Haffenreffer Museum of Anthropology
In Manning Hall on Brown University’s Main Green. 401-863-2065
Brown University’s teaching museum, offering exhibits, public lectures, performances, symposia, festivals, and a broad range of programs and events for all ages. See their schedule of exhibits to see what will be on display in early April.
John Brown House
52 Power Street, 401-273-7507
Another site to see on your Benefit Street tour, the John Brown House Museum is administered by the Rhode Island Historical Society. The first mansion in Providence and one of the grandest of its time, it was completed in 1788 for John Brown, businessman, politician, statesman, and slave trader who amassed a fortune in the China Trade.

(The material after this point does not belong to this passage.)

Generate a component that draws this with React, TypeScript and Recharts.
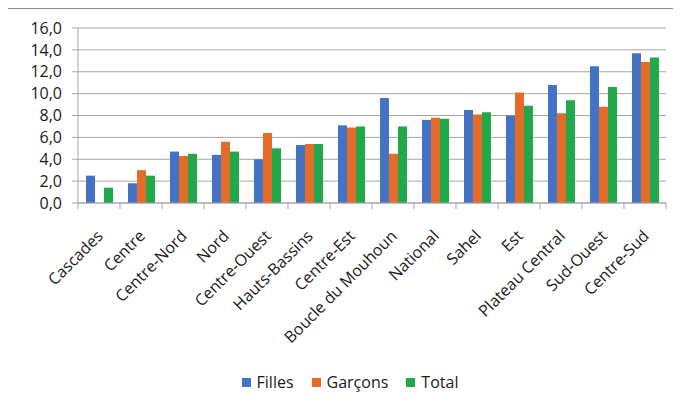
import React from "react";
import { BarChart, Bar, XAxis, YAxis, CartesianGrid, Legend } from "recharts";

const categories = [
  "Cascades", "Centre", "Centre-Nord", "Nord", "Centre-Ouest", "Hauts-Bassins", "Centre-Est",
  "Boucle du Mouhoun", "National", "Sahel", "Est", "Plateau Central", "Sud-Ouest", "Centre-Sud",
];
const filles = [2.5, 1.8, 4.7, 4.4, 4.0, 5.3, 7.1, 9.6, 7.6, 8.5, 8.0, 10.8, 12.5, 13.7];
const garcons = [0, 3.0, 4.3, 5.6, 6.4, 5.4, 6.9, 4.5, 7.8, 8.1, 10.1, 8.2, 8.8, 12.9];
const total = [1.4, 2.5, 4.5, 4.7, 5.0, 5.4, 7.0, 7.0, 7.7, 8.3, 8.9, 9.4, 10.6, 13.3];
const yTicks = [0, 2, 4, 6, 8, 10, 12, 14, 16];

const seriesNames = ["Filles", "Garçons", "Total"];
const colors = ["#4472C4", "#E46C28", "#21A84A"];

const data = categories.map((c, i) => ({
  name: c,
  Filles: filles[i],
  "Garçons": garcons[i],
  Total: total[i],
}));

const FONT = "'Open Sans', sans-serif";

const XTick = (props: any) => {
  const { x, y, payload, index } = props;
  const half = 21;
  const tx = x + 5;
  const ty = y + 34;
  return (
    <g>
      <line x1={x - half} y1={y} x2={x - half} y2={y + 6} stroke="#A6A6A6" />
      {index === categories.length - 1 && (
        <line x1={x + half} y1={y} x2={x + half} y2={y + 6} stroke="#A6A6A6" />
      )}
      <text
        x={tx}
        y={ty}
        textAnchor="end"
        transform={`rotate(-45, ${tx}, ${ty})`}
        fontFamily={FONT}
        fontSize={16}
        fill="#1a1a1a"
      >
        {payload.value}
      </text>
    </g>
  );
};

const LegendContent = () => (
  <div
    style={{
      display: "flex",
      justifyContent: "center",
      alignItems: "center",
      fontFamily: FONT,
      fontSize: 16,
      color: "#1a1a1a",
    }}
  >
    {seriesNames.map((n, i) => (
      <div key={n} style={{ display: "flex", alignItems: "center", marginRight: i < 2 ? 18 : 0 }}>
        <span style={{ width: 9, height: 9, background: colors[i], display: "inline-block", marginRight: 6 }} />
        <span>{n}</span>
      </div>
    ))}
  </div>
);

export default function App() {
  return (
    <div style={{ position: "relative", width: 665, height: 390 }}>
      <div
        style={{
          position: "absolute",
          left: -2,
          top: -1,
          width: 673,
          height: 395,
          borderLeft: "2px solid #8a8a8a",
          borderTop: "2px solid #8a8a8a",
          borderBottom: "1px solid #e4e4e4",
          boxSizing: "border-box",
        }}
      />
      <div style={{ position: "absolute", left: -8, top: -8 }}>
        <BarChart
          width={681}
          height={406}
          data={data}
          margin={{ top: 28, right: 15, left: 0, bottom: 0 }}
          barCategoryGap="19%"
          barGap={0}
        >
          <CartesianGrid horizontal vertical={false} stroke="#A6A6A6" />
          <XAxis
            dataKey="name"
            interval={0}
            height={203}
            tickSize={0}
            tickMargin={0}
            tickLine={false}
            axisLine={{ stroke: "#A6A6A6" }}
            tick={<XTick />}
          />
          <YAxis
            width={78}
            domain={[0, 16]}
            ticks={yTicks}
            interval={0}
            tickSize={6}
            tickMargin={10}
            tickLine={{ stroke: "#A6A6A6" }}
            axisLine={{ stroke: "#A6A6A6" }}
            tickFormatter={(v: number) => v.toFixed(1).replace(".", ",")}
            tick={{ fontFamily: FONT, fontSize: 16, fill: "#1a1a1a" }}
          />
          <Legend
            verticalAlign="middle"
            layout="horizontal"
            content={<LegendContent />}
            wrapperStyle={{ top: 371, left: 0, width: 700 }}
          />
          {seriesNames.map((n, i) => (
            <Bar key={n} dataKey={n} fill={colors[i]} isAnimationActive={false} />
          ))}
        </BarChart>
      </div>
    </div>
  );
}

Some of the original furniture includes a bookcase and nine-shell desk that are considered to be among the finest remaining examples of American Colonial furniture.
Try to ensure that your visit coincides with one of the available tours, where docents share unflinching anecdotes that help bring to life the house, its colorful inhabitants, and their place in Providence history. Between April 1 and November 30 tours are scheduled for the following days and times: Tuesday-Friday: 1:30pm and 3:00pm; Saturdays: 10:30am, 12:00pm, 1:30pm and 3:00pm; closed Mondays and Sundays.
Museum of Natural History and Planetarium
1000 Elmwood Avenue, 401-785-9457
Located in beautiful Roger Williams Park, this small but enjoyable natural history museum opened in 1896 and features collections that are about 85% natural history and 15% cultural materials. With many objects originating in Rhode Island, there are also items from around the world. The cultural collections comprise mainly North American archeological artifacts, but also include ethnographic objects such as baskets, textiles, tools, and carvings with from Oceania and Native North America.
During the time of our conference the Planetarium offers shows lasting about 35 minutes on Saturdays and Sundays at 2:00pm.
If you are visiting the Museum of Natural History and Planetarium, you may want to check out the Botanical Center, the zoo, and a number of other attractions that are also in the park. We’ll soon be sharing more information on this in a post about parks and cemeteries. Stay tuned.
The trip by bus to Roger Williams Park takes just under half an hour from the Providence Biltmore hotel. Check with the Rhode Island Public Transit Authority for specifics on routes and fares.
Roger Williams National Memorial
282 North Main St., 401-521-7266
This is a small park commemorating the life and legacy of Rhode Island’s founder Roger Williams. After being banished for Massachusetts for his religious beliefs, he found Providence in 1636 as a site of religious freedom, where anyone could follow his conscience without the interference of government. The visitor center is also small, but features exhibits with information about Roger Williams and the early colonial history of the area. You might consider visiting in conjunction with your walking tour of Benefit Street.
67 Roosevelt Ave., Pawtucket, 401-725-8638, email@example.com. Note that during March and April the museum hours are Sat. & Sun. 11:00am – 3:00pm.
Slater Mill is a fascinating museum complex that brings the American Industrial Revolution to life. Located on the Blackstone River in Pawtucket, the Old Slater Mill (1793) was the first successful factory in the US. Dedicated to the production of cotton thread until 1829, it later produced jewelers’ tools, coffin trimmings, cardboard, and bicycles. Today the complex comprises Old Slater Mill; the Wilkinson Mill, built in 1810; and the Sylvanus Brown House, built in 1758, with archival materials, hand-operated and powered machinery, a theatre, gift shops, a gallery, and a recreational park.
The trip by bus takes just under half an hour from the Providence Biltmore hotel. Check with the Rhode Island Public Transit Authority for specifics on routes and fares.